Synopsis: “A Promise to Break: Love, Faith, and Politics in the 1930s” by Kathryn Spurgeon is the story of Sibyl Trimble, who makes a promise to her father when she is a young girl that she will support a socialist political movement to change the world. From a wealthy banking family in Shawnee, Oklahoma, she is comfortable with fashionable clothes, cruising in a new Chrysler, and dancing at the local speakeasy. Even the Depression cannot put a damper on her comfortable lifestyle. By 1932, the timing seems right to fulfill her promise. Then she meets a handsome, blue-eyed, down-on-his-luck hobo and her life is turned upside down. The more she gets to know him, the more she learns about her world, her purpose, and God. Her love for him opens her eyes to a different way of life than she has ever known.
Based on a true story, this novel follows Sibyl through some difficult choices. She must dig deep within herself to find the strength to face her upbringing and determine which, if any, of her past beliefs can be salvaged.
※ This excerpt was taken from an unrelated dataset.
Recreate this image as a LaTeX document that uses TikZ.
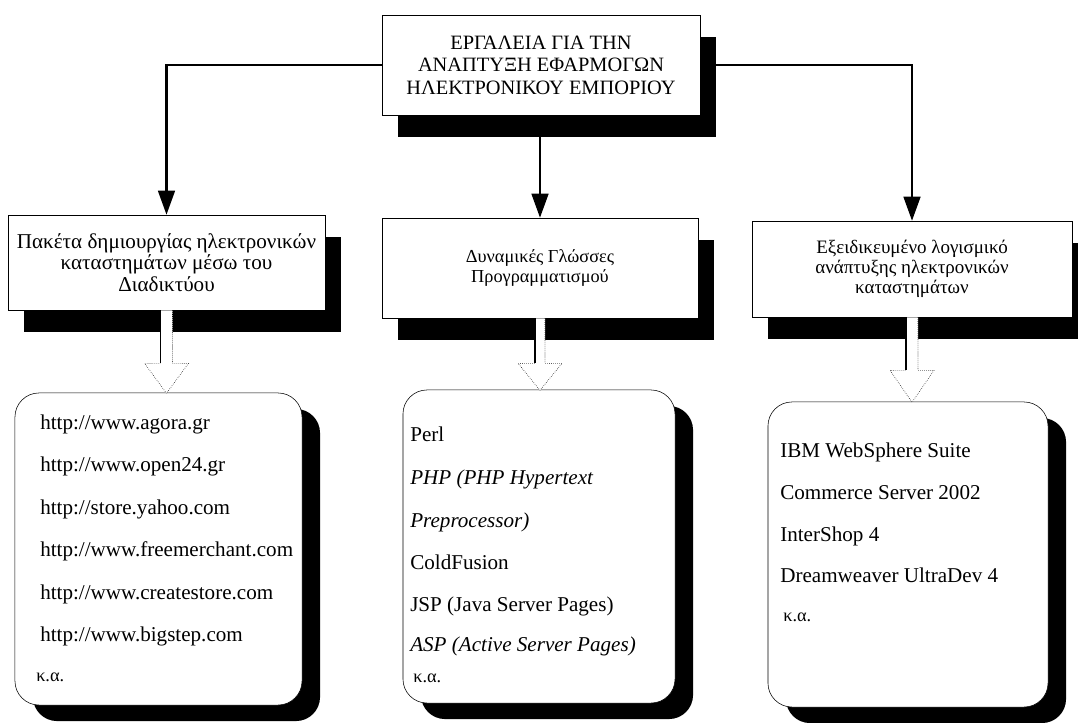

She must decide which is most important, love or duty.
Critique: Exceptionally well written, making it a consistently compelling read from beginning to end, “A Promise To Break” is one of those rare stories that will linger in the mind and memory of the reader long after the book itself has been finished and set back upon the shelf. “A Promise To Break” is unreservedly recommended for personal reading lists and community library collections.